How might FLSA standards apply to Joe’s compensation decisions?

First peer below

Hello Classmates,

What are some suggestions that might help Joe as he thinks about changing the way he pays someone to manage the Grill?

After losing a couple managers, I would first start with looking at the interview process and ensuring right and relevant questions are asked to learn more about each candidate and find someone who is looking to make a long-term commitment and interested in possible investment or ownership of the business. I would be direct and ask what is their ‘expected’ salary range is, and consider benefits, bonuses, and other perks along with pay to attract candidates. I would also do my homework and research the market, geographical area to determine the market salary for this position.

Do you think Joe’s approach to determining how much to pay a manager was successful? Would you recommend that he do something different?

I don’t think Joe’s approach offering $500 a month increase was the best route to go in hiring the first manager. Joe should do his own research, which he could do on the internet to find information on pay and benefits for his geographical area. He could reach out to his networking group or reach out to local business owners for their expertise and feedback, or he could hire a consultant. The information the customer provided was helpful, but should not be his sole source of information to determine pay. Exploring multiple sources of data would be the most beneficial.

How might agency theory guide Joe as he thinks about finding a manager who might someday become the owner of the Grill?

It’s all about looking for the differences in interests between the manager and himself. Joe could also use the data he received from his research to see what current managers are making at other places and what he thinks they should receive so there is a fair compensation package in place.

How can the concepts of equity theory guide Joe’s decisions concerning comparisons with pay in other cities and for other jobs?

The essence of the Equity Theory is motivation through perceived fairness. It compares employee’s inputs (time, hard work, effort, leadership, talent, skill) with employees outcomes (recognition, job security, pay and fringe benefits, responsibility, and promotion). Joe can focus on whether the person believes the amount of pay is fair and also focus on the process used to decide who gets what.

How might FLSA standards apply to Joe’s compensation decisions?
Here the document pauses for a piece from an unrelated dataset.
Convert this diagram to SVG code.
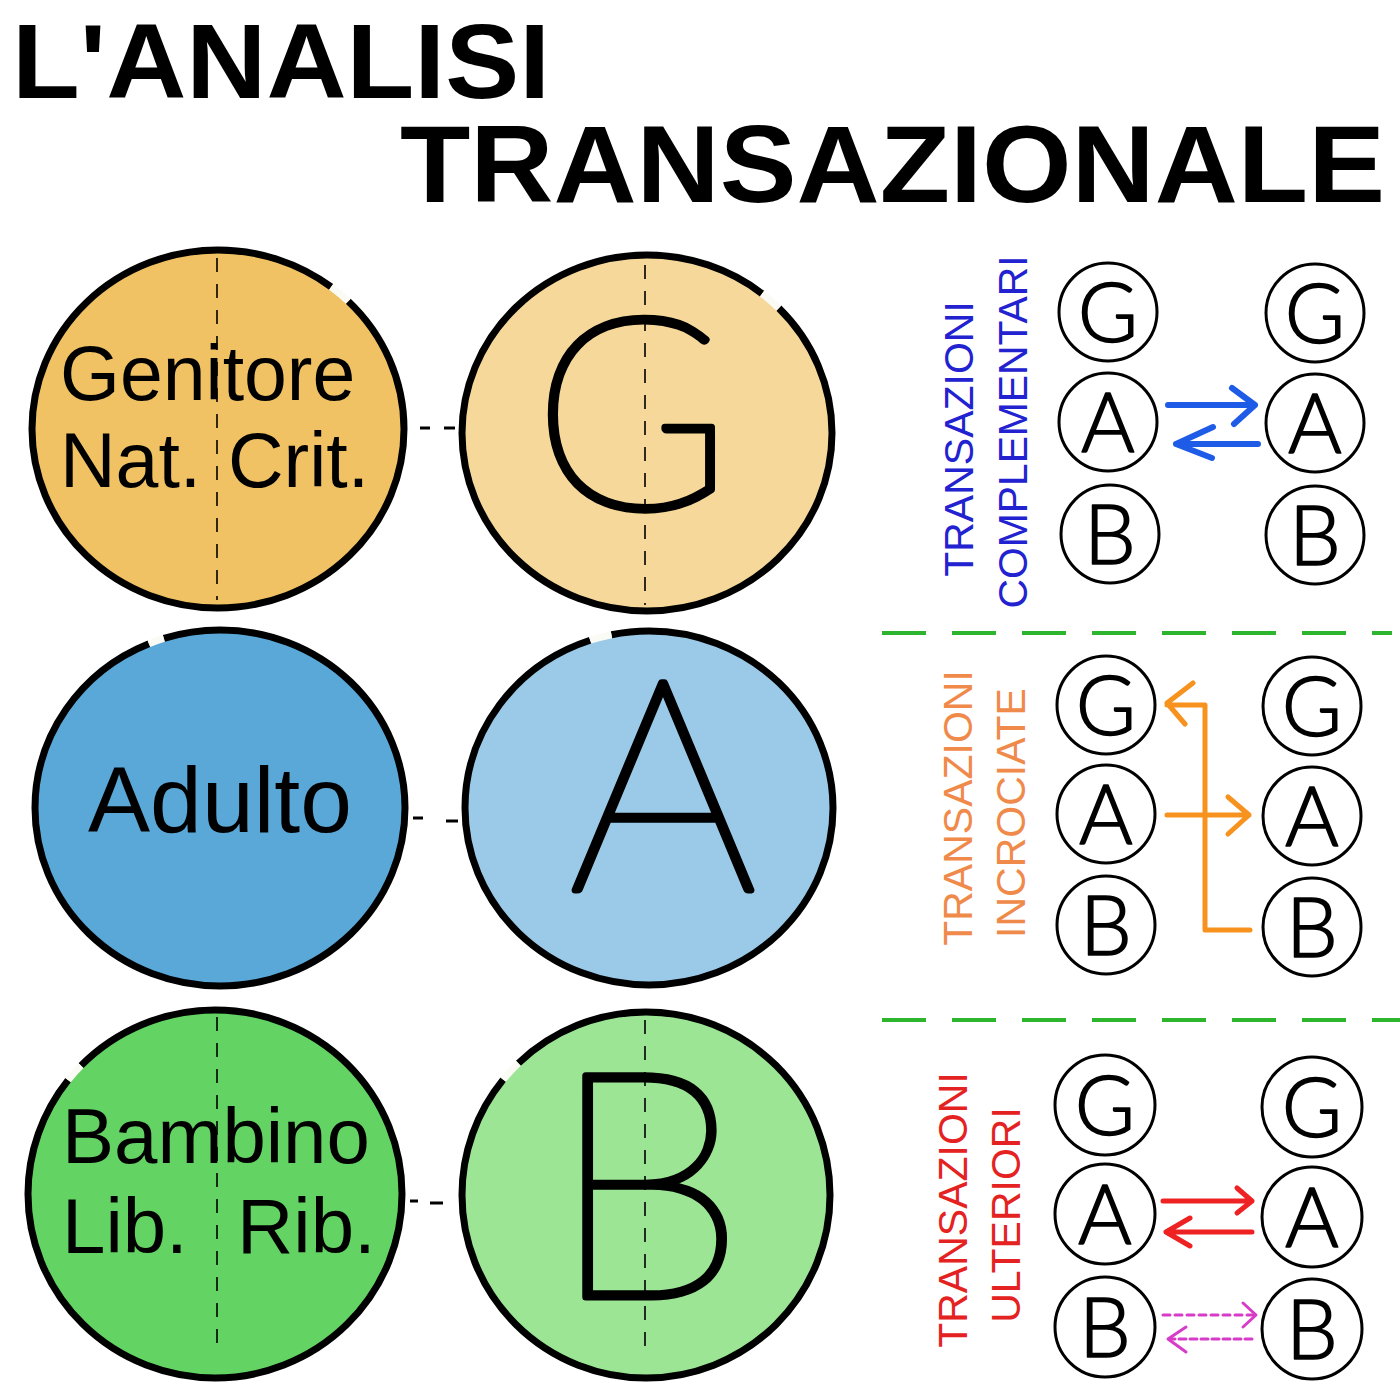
<svg xmlns="http://www.w3.org/2000/svg" width="1400" height="1400" viewBox="0 0 1400 1400">
<style>
.title{font-family:"Liberation Sans",Arial,sans-serif;font-weight:bold;fill:#000}
.lbl{font-family:"Liberation Sans",Arial,sans-serif;fill:#000}
.big{font-family:Lato,Inter,"DejaVu Sans",sans-serif;font-weight:200;fill:#000;stroke:#000;stroke-width:7;stroke-linejoin:round;text-anchor:middle}
.sm{font-family:Lato,Inter,"DejaVu Sans",sans-serif;font-weight:300;font-size:82px;fill:#000;stroke:#000;stroke-width:1.6;stroke-linejoin:round;text-anchor:middle}
.ring{stroke:#000;stroke-width:7}
.gap{fill:none;stroke:#fbfbf6;stroke-width:7}
.vd{stroke:#000;stroke-width:1.6;stroke-dasharray:14 12;fill:none}
.sc{fill:#fff;stroke:#000;stroke-width:3}
.vt{font-family:"Liberation Sans",Arial,sans-serif;font-size:41px;text-anchor:middle}
.sep{stroke:#2db52d;stroke-width:4;stroke-dasharray:44 26;fill:none}
.ar{fill:none;stroke-linecap:round;stroke-linejoin:round}
</style>
<rect width="1400" height="1400" fill="#fff"/>
<g id="title">
<text class="title" x="12" y="98" font-size="106" textLength="538" lengthAdjust="spacingAndGlyphs">L'ANALISI</text>
<text class="title" x="400" y="202" font-size="110" textLength="985" lengthAdjust="spacingAndGlyphs">TRANSAZIONALE</text>
</g>
<g id="genitore">
<ellipse cx="218" cy="429" rx="186" ry="179" fill="#f0c264" class="ring" pathLength="360" stroke-dasharray="308 7 45"/>
<ellipse cx="218" cy="429" rx="186" ry="179" class="gap" pathLength="360" stroke-dasharray="0 308 7 45"/>
<line class="vd" x1="217" y1="258" x2="217" y2="600"/>
<text class="lbl" x="60" y="400" font-size="77">Genitore</text>
<text class="lbl" x="60" y="487" font-size="77">Nat.</text>
<text class="lbl" x="228" y="487" font-size="77">Crit.</text>
</g>
<g id="G-big">
<ellipse cx="647" cy="433" rx="185" ry="178" fill="#f5d89a" class="ring" pathLength="360" stroke-dasharray="309 7 44"/>
<ellipse cx="647" cy="433" rx="185" ry="178" class="gap" pathLength="360" stroke-dasharray="0 309 7 44"/>
<line class="vd" x1="645" y1="265" x2="645" y2="605"/>
<text class="big" x="632" y="508" font-size="268">G</text>
</g>
<g id="adulto">
<ellipse cx="220" cy="808" rx="185" ry="178" fill="#5aa8d8" class="ring" pathLength="360" stroke-dasharray="247 5 108"/>
<ellipse cx="220" cy="808" rx="185" ry="178" class="gap" pathLength="360" stroke-dasharray="0 247 5 108"/>
<text class="lbl" x="88" y="832" font-size="92" textLength="264" lengthAdjust="spacingAndGlyphs">Adulto</text>
</g>
<g id="A-big">
<ellipse cx="649" cy="808" rx="184" ry="177" fill="#9acae8" class="ring" pathLength="360" stroke-dasharray="251 7 102"/>
<ellipse cx="649" cy="808" rx="184" ry="177" class="gap" pathLength="360" stroke-dasharray="0 251 7 102"/>
<text class="big" x="663" y="890" font-size="296">A</text>
</g>
<g id="bambino">
<ellipse cx="215" cy="1194" rx="187" ry="184" fill="#63d463" class="ring" pathLength="360" stroke-dasharray="218 6 136"/>
<ellipse cx="215" cy="1194" rx="187" ry="184" class="gap" pathLength="360" stroke-dasharray="0 218 6 136"/>
<line class="vd" x1="217" y1="1017" x2="217" y2="1343"/>
<text class="lbl" x="62" y="1163" font-size="78">Bambino</text>
<text class="lbl" x="62" y="1253" font-size="78">Lib.</text>
<text class="lbl" x="237" y="1253" font-size="78">Rib.</text>
</g>
<g id="B-big">
<ellipse cx="646" cy="1195" rx="184" ry="183" fill="#9be595" class="ring" pathLength="360" stroke-dasharray="219 7 134"/>
<ellipse cx="646" cy="1195" rx="184" ry="183" class="gap" pathLength="360" stroke-dasharray="0 219 7 134"/>
<line class="vd" x1="645" y1="1020" x2="645" y2="1347"/>
<text class="big" x="647" y="1297" font-size="316">B</text>
</g>
<g id="sec1">
<text class="vt" fill="#2222d0" transform="translate(973,439) rotate(-90)">TRANSAZIONI</text>
<text class="vt" fill="#2222d0" transform="translate(1027,432) rotate(-90)" textLength="353" lengthAdjust="spacingAndGlyphs">COMPLEMENTARI</text>
<circle class="sc" cx="1108" cy="312" r="49"/><text class="sm" x="1108" y="342">G</text>
<circle class="sc" cx="1108" cy="422" r="49"/><text class="sm" x="1108" y="452">A</text>
<circle class="sc" cx="1110" cy="534" r="49"/><text class="sm" x="1110" y="564">B</text>
<circle class="sc" cx="1315" cy="313" r="49"/><text class="sm" x="1315" y="343">G</text>
<circle class="sc" cx="1315" cy="423" r="49"/><text class="sm" x="1315" y="453">A</text>
<circle class="sc" cx="1315" cy="535" r="49"/><text class="sm" x="1315" y="565">B</text>
</g>
<g id="sec2">
<text class="vt" fill="#f08a4b" transform="translate(972,808) rotate(-90)">TRANSAZIONI</text>
<text class="vt" fill="#f08a4b" transform="translate(1025,813) rotate(-90)">INCROCIATE</text>
<circle class="sc" cx="1106" cy="705" r="49"/><text class="sm" x="1106" y="735">G</text>
<circle class="sc" cx="1106" cy="814" r="49"/><text class="sm" x="1106" y="844">A</text>
<circle class="sc" cx="1106" cy="925" r="49"/><text class="sm" x="1106" y="955">B</text>
<circle class="sc" cx="1312" cy="706" r="49"/><text class="sm" x="1312" y="736">G</text>
<circle class="sc" cx="1312" cy="816" r="49"/><text class="sm" x="1312" y="846">A</text>
<circle class="sc" cx="1312" cy="927" r="49"/><text class="sm" x="1312" y="957">B</text>
</g>
<g id="sec3">
<text class="vt" fill="#e52222" transform="translate(967,1210) rotate(-90)">TRANSAZIONI</text>
<text class="vt" fill="#e52222" transform="translate(1020,1215) rotate(-90)">ULTERIORI</text>
<circle class="sc" cx="1105" cy="1105" r="50"/><text class="sm" x="1105" y="1135">G</text>
<circle class="sc" cx="1105" cy="1214" r="50"/><text class="sm" x="1105" y="1244">A</text>
<circle class="sc" cx="1105" cy="1327" r="50"/><text class="sm" x="1105" y="1357">B</text>
<circle class="sc" cx="1312" cy="1107" r="50"/><text class="sm" x="1312" y="1137">G</text>
<circle class="sc" cx="1312" cy="1217" r="50"/><text class="sm" x="1312" y="1247">A</text>
<circle class="sc" cx="1312" cy="1329" r="50"/><text class="sm" x="1312" y="1359">B</text>
</g>
<g id="connectors">
<path d="M420 428 h10 M444 428 h11" stroke="#000" stroke-width="3" fill="none"/>
<path d="M413 818 h10 M446 821 h12" stroke="#000" stroke-width="3" fill="none"/>
<path d="M410 1201 h8 M430 1203 h13" stroke="#000" stroke-width="3" fill="none"/>
<line class="sep" x1="882" y1="633" x2="1392" y2="633"/>
<line class="sep" x1="882" y1="1020" x2="1400" y2="1020"/>
<g stroke="#1e5ce8" stroke-width="6" class="ar">
<path d="M1168 405 H1255 M1232 388 L1255 405 L1234 424"/>
<path d="M1258 444 H1176 M1213 427 L1176 444 L1212 458"/>
</g>
<g stroke="#f7921e" stroke-width="5" class="ar">
<path d="M1250 930 H1205 V705 H1167 M1193 683 L1167 703 L1185 724"/>
<path d="M1167 815 H1249 M1228 797 L1249 815 L1228 834"/>
</g>
<g stroke="#ee2222" stroke-width="5" class="ar">
<path d="M1163 1201 H1252 M1237 1188 L1252 1201 L1237 1213"/>
<path d="M1252 1232 H1166 M1190 1218 L1166 1232 L1190 1246"/>
</g>
<g stroke="#d63cc8" stroke-width="3" class="ar">
<path d="M1163 1315 H1254" stroke-dasharray="7 5"/>
<path d="M1243 1303 L1256 1315 L1243 1327"/>
<path d="M1252 1339 H1170" stroke-dasharray="7 4"/>
<path d="M1186 1327 L1168 1339 L1186 1352"/>
</g>
</g>
</svg>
Joe should refer to the government website to gain an understanding of FLSA guidelines. It will help Joe determine which managers are exempt from the overtime requirements of FLSA and which are not.

FLSA provides an exemption from FLSA monetary requirements for an employee employed in a bona fide executive, administrative, or professional capacity if all pertinent tests relating to duties, responsibilities, and salary are met. Also, restaurants with annual gross sales from one or more establishments that total $500,000 are subject to FLSA, so Joe has to look at all these guidelines. Usually FLSA does not apply to restaurant managers because that position is exempt because they manage a business or department

Second peer below

I would suggest adding incentives to motivate the manager to run the business well and stay long term. For example, it could add bonuses that are related to sales. Moreover, offer ownership percentage if he remains long term.

I think Joe did a decent job of finding out how he should compensate his managers. He might have done better on the research in his area to find out what they pay for managers. Comparing bigger cities compensations can give an approximate number, but it is higher than he can afford.

Joe’s goal is to find a reliable manager who might buy the store from him in the future. Agency theory can help him to achieve that. Remuneration is an excellent way to motivate the managers until they agree to sell and buy the store. Both parties take risks in the partnership since Joe might waste time again if the candidate is not working out and the new manager is willing to risk his time and effort for the future reward.

Equity theory helps Joe compare managers’ compensations and decide the right amount and benefit to give his manager.

FLSA helps Joe determine how much the minimum wage is, rules about overtime, and requires equal pay for men and women.